Loudoun County is facing delayed construction of schools planned for fast-growing neighborhoods and the prospect of closing a handful of under-enrolled schools.

The budget crunch is hitting schools in many ways, forcing increases in class size and cutbacks in staff and programs, but the possibility of uprooting students could be among the most painful for students and their families.

Boundary changes can cause heartache and outrage as students are plucked out of one school and dropped in another, separating them from their friends, teachers, sports teams and clubs. Families that settled in neighborhoods based on the local schools could find that they will be sending their children somewhere unexpected. The changes can be especially hard at the high school level.

"I know a lot of parents here are loading up the pitchforks and shovels now, in case the peasant revolution has to start in January," when proposals for boundaries in Loudoun will be unveiled, said Ed Sugg, whose children attend Little River Elementary School and Mercer Middle School, both in the southeastern part of the county.

School budgets have been hit hard as plummeting home sales and property values have forced local governments to hunt for spending cuts. The situation grew worse this month when Gov. Timothy M. Kaine (D) proposed cutting $425 million in state funding for education, including eliminating $83 million in state assistance for school construction.

The biggest impact on school boundaries is expected in Loudoun, where officials will consider redrawing attendance areas for nearly half the schools, including four of 10 high schools. The county Board of Supervisors put the kibosh on school construction in the fiscal year that starts in July, citing the county's budget shortfall and the difficulty of issuing bonds in the tight credit market. School officials said they have been told that the hiatus might stretch to 2011.

But student growth hasn't stopped. The 57,000-student school system expects nearly 2,500 additional students in the 2009 school year and more than 2,800 in 2010. That spells massive shifts in student population to use existing capacity more efficiently.

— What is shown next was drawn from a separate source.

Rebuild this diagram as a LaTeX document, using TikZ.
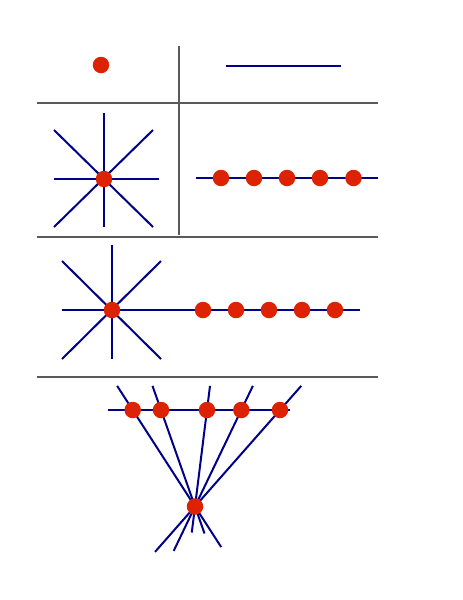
\documentclass[tikz,border=0pt]{standalone}
\usetikzlibrary{calc,backgrounds}
\definecolor{dotred}{HTML}{DD2200}
\definecolor{linkblue}{HTML}{000088}
\definecolor{sepgray}{HTML}{5A5A5A}
\begin{document}
\begin{tikzpicture}[x=1pt,y=-1pt,
  dot/.style={circle,fill=dotred,draw=none,minimum size=16.5pt,inner sep=0pt},
  link/.style={draw=linkblue,line width=2pt},
  sep/.style={draw=sepgray,line width=1.1pt}]
\useasboundingbox (0,0) rectangle (463,600);
% separators
\coordinate (h1l) at (37,103); \coordinate (h1r) at (378,103);
\coordinate (h2l) at (37,237); \coordinate (h2r) at (378,237);
\coordinate (h3l) at (37,377); \coordinate (h3r) at (378,377);
\coordinate (vt) at (179,46); \coordinate (vb) at (179,235);
\draw[sep] (h1l) -- (h1r);
\draw[sep] (h2l) -- (h2r);
\draw[sep] (h3l) -- (h3r);
\draw[sep] (vt) -- (vb);
% panel 1
\node[dot] (d0) at (101,65) {};
\coordinate (l0a) at (226,66); \coordinate (l0b) at (341,66);
\draw[link] (l0a) -- (l0b);
% panel 2: star
\node[dot] (s1) at (104,179) {};
\coordinate (s1n) at (104,113); \coordinate (s1s) at (104,227);
\coordinate (s1w) at (54,179); \coordinate (s1e) at (159,179);
\coordinate (s1nw) at (54,130); \coordinate (s1se) at (153,227);
\coordinate (s1ne) at (153,130); \coordinate (s1sw) at (54,227);
% panel 3: chain
\coordinate (c1w) at (196,178); \coordinate (c1e) at (378,178);
\foreach \i/\x in {1/221,2/254,3/287,4/320,5/353.5}
  \node[dot] (c\i) at (\x,178) {};
% panel 4: star + chain
\node[dot] (s2) at (112,310) {};
\coordinate (s2n) at (111.5,245); \coordinate (s2s) at (111.5,359);
\coordinate (s2w) at (62,310); \coordinate (s2e) at (360,310);
\coordinate (s2nw) at (62,261); \coordinate (s2se) at (161,359);
\coordinate (s2ne) at (161,261); \coordinate (s2sw) at (62,359);
\foreach \i/\x in {1/203,2/236,3/269,4/302,5/335}
  \node[dot] (e\i) at (\x,310) {};
% panel 5: fan
\node[dot] (P) at (195,506.5) {};
\coordinate (fw) at (108,410); \coordinate (fe) at (290,410);
\foreach \i/\x in {1/132.7,2/161,3/207,4/241.3,5/280}
  \node[dot] (a\i) at (\x,410) {};
\begin{scope}[on background layer]
  \draw[link] (s1n) -- (s1s);
  \draw[link] (s1w) -- (s1e);
  \draw[link] (s1nw) -- (s1se);
  \draw[link] (s1ne) -- (s1sw);
  \draw[link] (c1w) -- (c1e);
  \draw[link] (s2n) -- (s2s);
  \draw[link] (s2w) -- (s2e);
  \draw[link] (s2nw) -- (s2se);
  \draw[link] (s2ne) -- (s2sw);
  \draw[link] (fw) -- (fe);
  \draw[link] ($(P)!1.25!(a1)$) -- ($(a1)!1.42!(P)$);
  \draw[link] ($(P)!1.25!(a2)$) -- ($(a2)!1.28!(P)$);
  \draw[link] ($(P)!1.25!(a3)$) -- ($(a3)!1.27!(P)$);
  \draw[link] ($(P)!1.25!(a4)$) -- ($(a4)!1.46!(P)$);
  \draw[link] ($(P)!1.25!(a5)$) -- ($(a5)!1.47!(P)$);
\end{scope}
\end{tikzpicture}
\end{document}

If the budget picture grows more dire, school officials said, four elementary schools with dwindling enrollment in the western part of the county -- Aldie, Hillsboro, Lincoln and Middleburg -- could be closed.

"I think it's going to get real dicey around here," said Sam Adamo, director of planning and legislative services for Loudoun schools. "These will be the most challenging boundary changes we've ever faced."

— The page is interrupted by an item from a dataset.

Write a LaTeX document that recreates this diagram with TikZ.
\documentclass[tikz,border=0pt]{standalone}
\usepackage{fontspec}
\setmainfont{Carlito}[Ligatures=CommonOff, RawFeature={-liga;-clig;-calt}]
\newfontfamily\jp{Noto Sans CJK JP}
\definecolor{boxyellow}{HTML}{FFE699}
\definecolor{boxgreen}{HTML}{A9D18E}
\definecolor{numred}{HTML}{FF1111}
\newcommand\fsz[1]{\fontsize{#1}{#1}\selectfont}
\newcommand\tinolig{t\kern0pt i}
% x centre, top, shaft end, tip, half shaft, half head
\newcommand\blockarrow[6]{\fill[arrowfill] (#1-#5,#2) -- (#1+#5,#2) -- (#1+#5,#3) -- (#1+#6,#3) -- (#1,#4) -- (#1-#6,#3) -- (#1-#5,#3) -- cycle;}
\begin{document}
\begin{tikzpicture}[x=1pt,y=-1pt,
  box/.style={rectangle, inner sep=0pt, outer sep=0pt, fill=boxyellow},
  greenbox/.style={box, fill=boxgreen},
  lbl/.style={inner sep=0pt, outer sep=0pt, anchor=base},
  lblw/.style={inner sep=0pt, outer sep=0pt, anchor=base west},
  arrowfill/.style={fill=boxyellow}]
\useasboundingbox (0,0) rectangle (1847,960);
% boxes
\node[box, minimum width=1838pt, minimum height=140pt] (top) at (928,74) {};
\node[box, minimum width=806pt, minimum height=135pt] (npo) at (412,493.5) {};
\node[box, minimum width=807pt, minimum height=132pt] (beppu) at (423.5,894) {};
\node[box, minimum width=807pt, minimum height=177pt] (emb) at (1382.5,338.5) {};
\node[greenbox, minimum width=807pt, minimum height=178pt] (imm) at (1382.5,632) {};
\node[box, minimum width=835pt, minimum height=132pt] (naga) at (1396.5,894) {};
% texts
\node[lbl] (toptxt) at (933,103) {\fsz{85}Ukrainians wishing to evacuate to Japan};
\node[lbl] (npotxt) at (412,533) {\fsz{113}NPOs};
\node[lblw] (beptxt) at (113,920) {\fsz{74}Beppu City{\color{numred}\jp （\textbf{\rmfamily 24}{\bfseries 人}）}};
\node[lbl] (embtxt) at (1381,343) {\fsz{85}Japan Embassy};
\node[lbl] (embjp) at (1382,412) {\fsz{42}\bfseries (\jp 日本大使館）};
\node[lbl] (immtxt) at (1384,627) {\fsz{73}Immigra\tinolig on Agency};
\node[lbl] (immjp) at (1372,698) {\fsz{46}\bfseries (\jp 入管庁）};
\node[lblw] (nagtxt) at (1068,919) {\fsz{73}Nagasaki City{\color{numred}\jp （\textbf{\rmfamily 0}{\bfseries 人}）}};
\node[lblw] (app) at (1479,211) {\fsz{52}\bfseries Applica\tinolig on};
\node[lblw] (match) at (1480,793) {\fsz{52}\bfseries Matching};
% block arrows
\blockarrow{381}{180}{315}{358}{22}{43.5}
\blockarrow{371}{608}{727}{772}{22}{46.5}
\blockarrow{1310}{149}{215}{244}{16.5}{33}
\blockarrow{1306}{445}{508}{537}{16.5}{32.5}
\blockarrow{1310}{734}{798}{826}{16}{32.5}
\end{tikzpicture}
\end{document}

Prince George's County school officials have not identified the six schools that could be closed, so it is unknown which communities could face a boundary battle.

Decisions over which students will be displaced from their neighborhood schools spark strong emotional reactions from parents and students.

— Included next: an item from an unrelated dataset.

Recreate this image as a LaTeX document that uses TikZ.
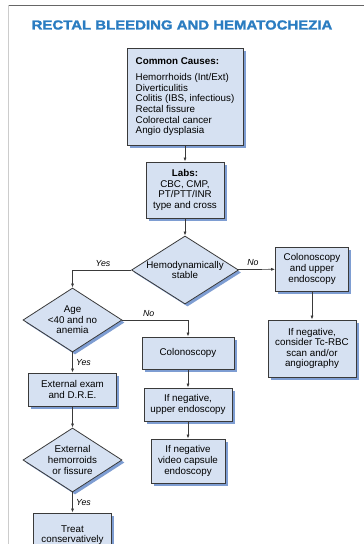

Two years ago, when Loudoun officials last considered tweaking the boundaries for Stone Bridge High School in Ashburn, more than 400 people spoke at a hearing.

"I think a lot of people want to go to Stone Bridge, and it might cause a lot of grief if they find out they can't," said Arlene Stark, a vice president of the Stone Bridge PTSO.

The construction halt in Loudoun is a striking move for a system that has opened 25 schools since 2002, growth that also led to frequent boundary changes. Some parents have grown accustomed to upheaval.

"At this point with the growth out here, unfortunately, it's become regular for us," said Barb Frick, a vice president of the PTO at Legacy Elementary School in Ashburn, another target for changes.

By delaying the opening of planned schools, school systems save the cash needed to hire teachers and other staff members and to outfit classrooms with books and equipment.

Prince William's School Board was scheduled to vote this month on whether to go forward with construction of a high school that would relieve crowding in schools in the western part of the county. The proposal would probably enjoy smooth sailing in most years but is in serious doubt this time around. The meeting was the same day that Kaine announced that the state would be cutting education funding, and the board delayed the vote to study the impact.

If the high school is voted down, the county could face boundary revisions, said David Beavers, supervisor of planning and financial services for the Prince William school system.